Olympian Clarissa Shields (C) presents her coaches Jason Crutchfield (L) and Ed Kendall with the Order of Ikkos medal during their visit to the USA House at the Royal College of Art on August 10, 2012 in London, England. (Photo by Joe Scarnici/Getty Images for USOC)

FLINT, Mich. – Everywhere you look, you see her name and face: on telephone poles, billboards, windows, and newspapers. For the last 10 days, whenever Olympic Gold Medalist Claressa Shields enters a room, she’s greeted like a conquering hero, all the while insisting on being treated just like everyone else.

Since returning from London, things have been a whirlwind for Shields after she made history as the first woman to win an Olympic gold medal in boxing, winning the middleweight title. When she returned home on August 13, the scene at Flint’s Bishop International Airport was pandemonium.

“When I left [for London], there might have been 10 people who saw me off from the airport,” Shields, 17, said in an exclusive interview with theGrio. “[After the Olympics], I came back and there were 600 people at the airport. There were a bunch of people from the city, a bunch of people who weren’t from Flint were here. It was overwhelming. It kind of freaked me out.”

After leaving the airport, she was greeted by another 200 people at the Berston Field House on the city’s north side where she trains. Just two days later, she was honored at the State Capitol in Lansing by Michigan’s Legislature before heading back to Flint to ride in the city’s Back to the Bricks Cruise which drew an estimated 500,000 people.

“I’ve just been doing interviews and signing autographs and pictures,” Shields said. “It’s just really crazy but I kind of still don’t believe it. I still really haven’t sat down and said ‘yeah, I’m ranked No. 1 in the world and I’m an Olympic Gold Medalist.’ It just hasn’t hit me.”

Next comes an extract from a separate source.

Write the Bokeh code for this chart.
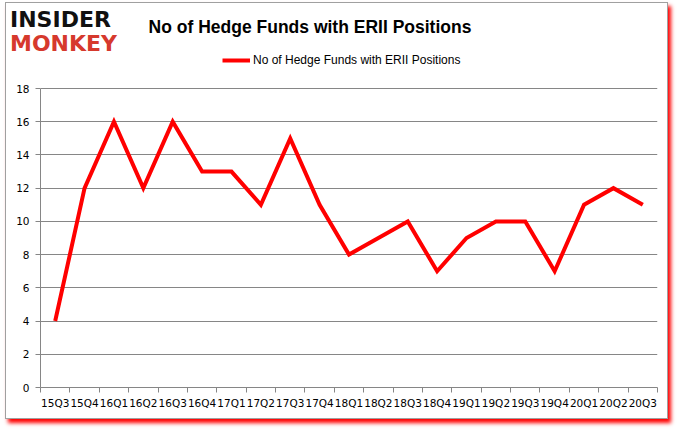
from bokeh.plotting import figure
from bokeh.layouts import column
from bokeh.models import FixedTicker, Legend, LegendItem, Range1d, Div
from bokeh.embed import file_html
from bokeh.resources import INLINE

quarters = ["15Q3", "15Q4", "16Q1", "16Q2", "16Q3", "16Q4", "17Q1", "17Q2",
            "17Q3", "17Q4", "18Q1", "18Q2", "18Q3", "18Q4", "19Q1", "19Q2",
            "19Q3", "19Q4", "20Q1", "20Q2", "20Q3"]
funds = [4, 12, 16, 12, 16, 13, 13, 11, 15, 11, 8, 9, 10, 7, 9, 10, 10, 7, 11, 12, 11]
y_ticks = [0, 2, 4, 6, 8, 10, 12, 14, 16, 18]
y_max = 18
title_text = "No of Hedge Funds with ERII Positions"
logo_top, logo_bottom = "INSIDER", "MONKEY"

W = 661
HH = 50            # header height
CH = 365           # chart figure height
FL, FR, FB = 34, 651, 334   # chart frame edges (pixels in chart figure)
PLOT_H = 299       # pixel height of the 0..18 span

# ---------------- header (logo + title) ----------------
header_html = (
    f'<div style="position:relative;width:{W}px;height:{HH}px;background:white;">'
    f'<div style="position:absolute;left:4px;top:6px;font:bold 22px/22px \'DejaVu Sans\';'
    f'color:#111111;white-space:nowrap;">{logo_top}</div>'
    f'<div style="position:absolute;left:4px;top:30px;font:bold 22px/22px \'DejaVu Sans\';'
    f'color:#d6392d;white-space:nowrap;">{logo_bottom}</div>'
    f'<div style="position:absolute;left:0px;width:608px;top:16px;text-align:center;'
    f'font:bold 17.5px/17.5px \'Liberation Sans\';color:#000000;white-space:nowrap;">'
    f'{title_text}</div>'
    '</div>'
)
hdr = Div(text=header_html, width=W, height=HH, margin=0)

# ---------------- chart ----------------
y_top = y_max * FB / PLOT_H
p = figure(width=W, height=CH, output_backend="svg", toolbar_location=None,
           min_border_left=FL, min_border_top=0,
           min_border_right=W - FR, min_border_bottom=CH - FB,
           x_range=Range1d(-0.5, len(quarters) - 0.5), y_range=Range1d(0, y_top))
p.outline_line_color = None
p.background_fill_color = "white"
p.border_fill_color = "white"

xs = list(range(len(quarters)))
r = p.line(xs, funds, line_color="#ff0000", line_width=4, line_join="miter")

grey = "#868686"
p.xaxis.ticker = FixedTicker(ticks=xs, minor_ticks=[i - 0.5 for i in range(len(quarters) + 1)])
p.xaxis.major_label_overrides = {i: q for i, q in enumerate(quarters)}
p.xaxis.major_tick_line_color = None
p.xaxis.minor_tick_line_color = grey
p.xaxis.minor_tick_in = 0
p.xaxis.minor_tick_out = 5
p.xaxis.axis_line_color = grey
p.xaxis.major_label_text_font = "DejaVu Sans"
p.xaxis.major_label_text_font_size = "10.5px"
p.xaxis.major_label_text_color = "#000000"
p.xaxis.major_label_standoff = 3
p.xgrid.grid_line_color = None

p.yaxis.ticker = FixedTicker(ticks=y_ticks)
p.yaxis.bounds = (0, y_max)
p.yaxis.major_tick_line_color = grey
p.yaxis.major_tick_in = 0
p.yaxis.major_tick_out = 5
p.yaxis.minor_tick_line_color = None
p.yaxis.axis_line_color = grey
p.yaxis.major_label_text_font = "DejaVu Sans"
p.yaxis.major_label_text_font_size = "10.5px"
p.yaxis.major_label_text_color = "#000000"
p.yaxis.major_label_standoff = 6
p.ygrid.grid_line_color = grey
p.ygrid.grid_line_width = 1

legend = Legend(items=[LegendItem(label=title_text, renderers=[r])],
                location=(182, 320), orientation="horizontal",
                label_text_font="Liberation Sans", label_text_font_size="12px",
                label_text_color="#000000", glyph_width=28, glyph_height=12,
                label_height=12, label_standoff=3, padding=0, margin=0,
                border_line_color=None, background_fill_alpha=0)
p.add_layout(legend, "center")

layout = column(hdr, p, spacing=0,
                styles={"border": "1px solid #a0a0a0",
                        "box-shadow": "3px 4px 4px #ff0000",
                        "margin-left": "5px", "margin-top": "2px",
                        "background-color": "white"})

open("out.html", "w").write(file_html(layout, INLINE))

Shields started boxing at age 11 after being introduced to the sport by her father, Bo Shields. Shortly after beginning her amateur career, the 5-foot-10, 170-pound Shields immediately excelled, winning two Junior Olympic championships. At her first open tournament, the National Police Athletic League championships in October 2011, Claressa went on to win middleweight title and qualified for the Olympic trials.

“At first I wanted to just get the full enjoyment out of boxing,” said Shields, who has an amateur record of 28-1 with 14 knockouts. “My last 12 matches have come in the last year. When I was in juniors, I was fighting twice a year and going nine months without fighting.

“But now in open division, I get to fight a lot more,” she added. “I actually like that.” Shields suffered her only loss to Savannah Marshall of Great Britain during the Olympic Trials, but was an at-large pick for the U.S. team. Once in London, she defeated Sweden’s Anna Laurell, Marina Volnova of Kazakhstan, and Russia’s Nadezda Torlopova to win the Gold, making history in the process.

“At the Olympics, for those eight minutes of each fight, all that attention was on me,” she said. “Either the crowd is with you or against you. When I was fighting [Laurell in the quarterfinals], all of them doubting me made me step up even more.”

Shields spent most of her time in London at the Olympic village. She did get an opportunity to meet basketball stars Kevin Durant, Carmelo Anthony, and Russell Westbrook as well as visiting a shopping mall in London, but the Olympics were a business trip for her.

“I really couldn’t do anything but think about boxing,” she said. “The only sightseeing I did was going from the Olympic Village to the ExCel Centre to watch my teammates fight. When I went to the mall, I almost forgot what I was at the Olympics for because it was so big and there were so many people.”